Floviance Razan Owino. That is the name of the young Kenyan woman, a mother of a three-year-old girl, who has been in a Chinese jail for two years and is likely to be hanged for drug trafficking.

It is an eerily familiar story.

Kenyans have been jailed in China and other Asian countries before for similar charges. The storyline is familiar.

A young, vulnerable Kenyan gets involved with a Colombian drug dealer or a man from West Africa - mostly Nigeria. They party, she is in a roll.

But the money they are partying on does not grow on trees.

Soon, she is on an assignment to deliver drugs, carried in her body through any of her bodily orifices, or if  being delivered to a corrupt country, in her luggage.

The first few times work like magic and she becomes an overnight millionaire.

That is very addictive, because when you get into drug trafficking, there is no going back. You get hooked to the drugs and lifestyle.

Easy money has a way of fooling individuals that they are invincible.

However, unlike our country where public cemeteries and school playgrounds can be grabbed, some countries have serious working systems.

Sooner rather than later, the law always catches up with you.

Once arrested, Kenyans will take a cue from the government and create a hashtag. Even though there is enough evidence that hashtags do not stop corruption, poaching, land-grabbing or abuse of office, they will still do it.

Kenya is a poor, corrupt country highly indebted to China.

While a regional behemoth, outside East Africa, we lack influence to start a diplomatic tiff with China.

We can only grumble about the Chinese’ hand in poaching, their racist ban of Kenyans into their restaurant, a few minutes’ drive from State House and their involvement in cybercrime from the comfort of a leafy suburb.

But the Chinese never give a damn about anything, as long as they can sell their products and push their ideology.
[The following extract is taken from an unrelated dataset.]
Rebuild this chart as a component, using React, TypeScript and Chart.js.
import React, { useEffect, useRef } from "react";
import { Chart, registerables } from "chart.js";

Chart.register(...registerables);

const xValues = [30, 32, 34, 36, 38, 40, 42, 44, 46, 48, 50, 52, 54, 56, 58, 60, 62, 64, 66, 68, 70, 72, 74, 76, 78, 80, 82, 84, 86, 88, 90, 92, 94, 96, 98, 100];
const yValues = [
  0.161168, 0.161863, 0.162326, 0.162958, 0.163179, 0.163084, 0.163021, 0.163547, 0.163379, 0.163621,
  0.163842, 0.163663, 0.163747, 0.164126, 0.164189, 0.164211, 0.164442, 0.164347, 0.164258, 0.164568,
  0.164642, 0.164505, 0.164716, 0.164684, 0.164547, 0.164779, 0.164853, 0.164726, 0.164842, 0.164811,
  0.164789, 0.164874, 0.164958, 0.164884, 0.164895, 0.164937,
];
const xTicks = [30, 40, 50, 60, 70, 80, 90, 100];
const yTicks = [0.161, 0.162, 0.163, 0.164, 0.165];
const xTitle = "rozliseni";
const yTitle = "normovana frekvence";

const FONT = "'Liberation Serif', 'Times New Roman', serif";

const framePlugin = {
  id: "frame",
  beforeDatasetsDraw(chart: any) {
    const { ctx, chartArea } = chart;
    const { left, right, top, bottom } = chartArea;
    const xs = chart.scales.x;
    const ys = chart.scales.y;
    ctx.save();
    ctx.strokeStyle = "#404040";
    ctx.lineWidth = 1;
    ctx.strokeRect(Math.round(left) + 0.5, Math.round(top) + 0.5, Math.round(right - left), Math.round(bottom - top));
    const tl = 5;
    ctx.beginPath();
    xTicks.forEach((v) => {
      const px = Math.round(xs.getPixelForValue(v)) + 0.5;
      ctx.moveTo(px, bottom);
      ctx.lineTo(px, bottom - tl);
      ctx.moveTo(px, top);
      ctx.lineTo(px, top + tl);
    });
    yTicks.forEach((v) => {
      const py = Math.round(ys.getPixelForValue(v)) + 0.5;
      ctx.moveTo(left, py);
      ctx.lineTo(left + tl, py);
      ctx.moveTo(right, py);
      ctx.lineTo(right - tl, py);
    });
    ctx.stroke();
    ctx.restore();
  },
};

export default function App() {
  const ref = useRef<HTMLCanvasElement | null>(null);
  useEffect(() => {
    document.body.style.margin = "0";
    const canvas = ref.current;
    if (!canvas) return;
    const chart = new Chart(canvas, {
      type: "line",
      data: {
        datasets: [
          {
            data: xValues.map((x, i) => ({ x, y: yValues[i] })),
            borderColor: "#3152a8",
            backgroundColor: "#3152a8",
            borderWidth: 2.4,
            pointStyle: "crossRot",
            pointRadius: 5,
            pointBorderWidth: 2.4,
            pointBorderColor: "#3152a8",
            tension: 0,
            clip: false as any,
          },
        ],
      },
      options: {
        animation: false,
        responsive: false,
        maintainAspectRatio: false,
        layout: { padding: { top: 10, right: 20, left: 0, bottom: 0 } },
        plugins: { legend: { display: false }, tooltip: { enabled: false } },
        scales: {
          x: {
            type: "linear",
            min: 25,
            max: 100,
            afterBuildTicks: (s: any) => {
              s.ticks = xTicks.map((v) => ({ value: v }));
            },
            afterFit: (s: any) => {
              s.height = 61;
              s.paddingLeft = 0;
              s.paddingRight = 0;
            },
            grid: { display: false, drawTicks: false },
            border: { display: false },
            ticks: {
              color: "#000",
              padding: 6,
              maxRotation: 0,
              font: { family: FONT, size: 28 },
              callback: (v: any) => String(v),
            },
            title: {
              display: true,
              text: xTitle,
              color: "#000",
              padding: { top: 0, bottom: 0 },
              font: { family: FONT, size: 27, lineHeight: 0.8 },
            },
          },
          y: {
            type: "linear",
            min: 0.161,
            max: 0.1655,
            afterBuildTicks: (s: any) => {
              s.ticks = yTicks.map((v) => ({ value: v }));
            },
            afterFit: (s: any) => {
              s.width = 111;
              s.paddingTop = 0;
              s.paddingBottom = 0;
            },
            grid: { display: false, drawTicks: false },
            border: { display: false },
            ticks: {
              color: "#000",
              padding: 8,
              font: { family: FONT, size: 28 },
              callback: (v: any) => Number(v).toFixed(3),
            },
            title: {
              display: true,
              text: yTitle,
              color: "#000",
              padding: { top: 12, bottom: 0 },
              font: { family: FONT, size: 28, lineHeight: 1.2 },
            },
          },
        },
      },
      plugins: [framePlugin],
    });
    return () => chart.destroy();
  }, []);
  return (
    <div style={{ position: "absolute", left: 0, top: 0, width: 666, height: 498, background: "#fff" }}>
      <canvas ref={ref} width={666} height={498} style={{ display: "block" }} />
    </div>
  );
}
However, though China and some Asian countries may be corrupt, they occasionally throw some big shots into jail, and some even get hanged.

In Japan, those implicated in serious crimes have the option of redeeming themselves by committing suicide (honour deaths).
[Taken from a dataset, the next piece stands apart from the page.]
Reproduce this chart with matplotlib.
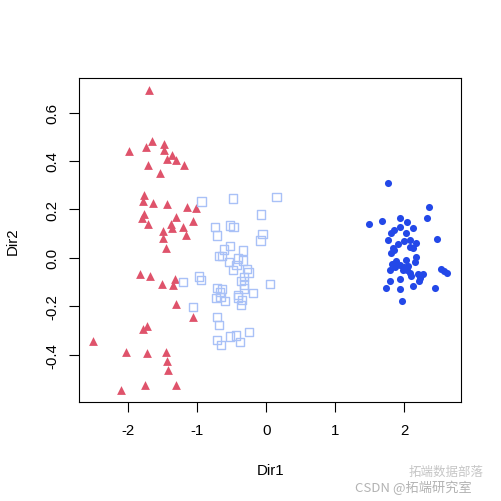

But we are a corrupt country with no values whatsoever. Coupled with our poverty and unemployment, the youth have never been more vulnerable.

Worse, we are born with a special form of greed that makes Tanzanians shudder at the thought of doing business with us. The youth grow looking up to an older generation that raids government coffers with unbridled greed. Robbed of all opportunities to make an honest living, they take up anything that comes their way.

Enter the Nigerians and their creative ways of making a quick buck, and they deserve a medal for their scheming ways! They have screwed the lives of many young Kenyans.

I know a young man, Shem, who was my campus classmate. He was one of the brightest and shrewdest chaps in Kenya. He is now a zombie. A womaniser back then, now he is not sure of his sexual orientation. I just hope he can be redeemed.

I know of another maths genius. Raphael is his name.

He is now rotting in an Ethiopian jail for pushing drugs. I know several others who claim to be in import businesses, but Norah, my mum, didn’t give birth to a fool. I know what they are up to. May be they will escape the law. Many never do.

So, my advice to young Kenyans is: let us embrace hard work and honest living. Forget the political class.

May be you will make it there. Or you will get a board appointment at the tender age of 70! But work hard.

Nonetheless, we pray for Floviance. God might hear our cries and save her from the hangman’s noose. Please ladies, avoid West Africa men who look and sound dubious.